Microsoft's SCCM and various other product will do this. However, they let you do the specific task: Install the software. The big question is how do you coordinate this?
In "The Practice of System and Network Administration" there is a chapter that recommends the following methodologies:
"one, some, many" -- Upgrade your own machine and test for a few days. Upgrade a few more (say, the other sysadmins on your team). Then roll out to "many": larger and larger groups.
"canary" -- Upgrade one every [period of time] until done.
"exponential" -- Upgrade 1, then 2 more, then 4 more, then 8 more. The group size doubles each time.
"risk-adverse last" -- Divide the organization into groups and do the most risk-accepting first, the more risk-adverse last. For example, there may be one group that prides itself on being cutting edge and will volunteer to go first (the IT department, the engineering department). There may be a group that is very suspicious of upgrades and they go last (accounting dept, the executives, etc.) Smaller groups should probably go first too.
No matter how you group the upgrades, upgrades should be tested first, and.

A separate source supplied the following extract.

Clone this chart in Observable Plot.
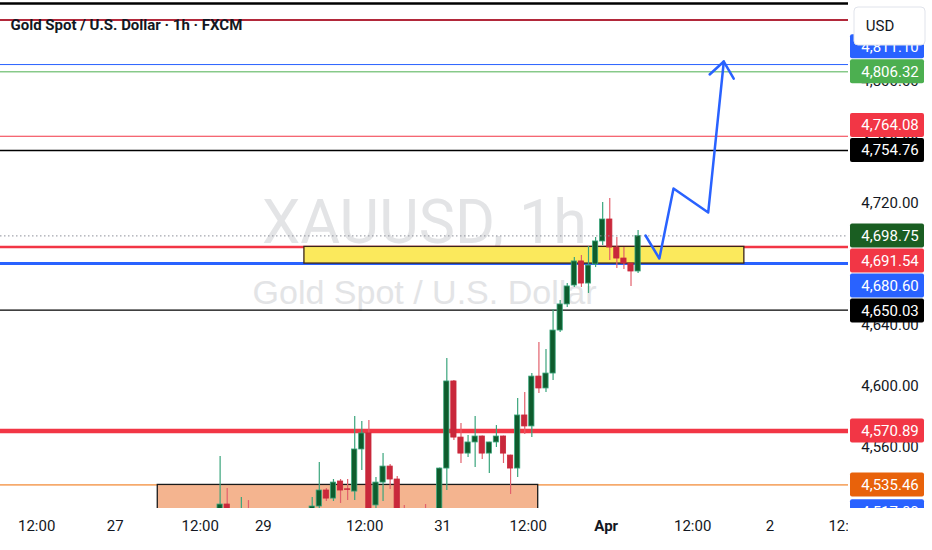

After each "group" of upgrades, do a series of tests. If any tests fail, or if problems are reported, stop doing upgrades. Revert back to the previous release if possible (or safe).
The upgrades should not start until you have done your own tests. For example, in a lab or on your own machine. More structured tests would include trying the upgrade on one of each kind of machine, one of each release of the OS, and so on. Tests should include starting and stopping the software, as well as running its major functions (since you mentioned Flash: try playing a video, running a flash game, and so on). It is good to keep a wiki page that documents what combinations where tested and what tests you ran. The next time you upgrade this package you have a good list of tests to use. If a problem is reported during upgrades, add a test to the list to prevent that problem in the future. Since you mentioned Flash, I recently found a problem with the Weight Watcher's food tracker app and a certain version of Flash. We added the URL for that app to the list of tests and now we know that new Flash upgrades must be tested with that before we release it.
Between each "group" of upgrades, pause for some amount of time to see if errors crop up. Whether this is a day or a week depends on many factors: is this a big change? were the previous group upgrades successful? Monitor your Helpdesk tickets for reports of problems related to the upgrade. If you have full-time helpdesk attendants, keep them apprised of what upgrades are in progress so they are on the lookout for problems.
Whether you use "one, some, many" or other methodologies depends on many factors. "One, some, many" is good in smaller environments. "Exponential" is good in a large desktop environment where hundreds of machines are centrally controlled. "Risk-adveres last" is good when you can divide your users into specific groups that have different "personalities". "Canary" is used on web farms and grid computing where you have hundreds or thousands of machines all with the same configuration.
The most important thing is to take good notes. If you had to do a good upgrade once, you'll have to do more upgrades in the future. You want the process to become repeatable and keeping a list of tests performed is key for that. The next time you do a similar upgrade there will be less thinking you have to do, which means fewer mistakes ("oops, I forgot to test blah-blah-blah") and it will go faster. In fact, if you just keep basic documentation then you can delegate this to that new, junior, sysadmin you've hired. He or she can repeat your process, add to it, and improve it. You can focus on training them and checking their work. Meanwhile you can work on other projects.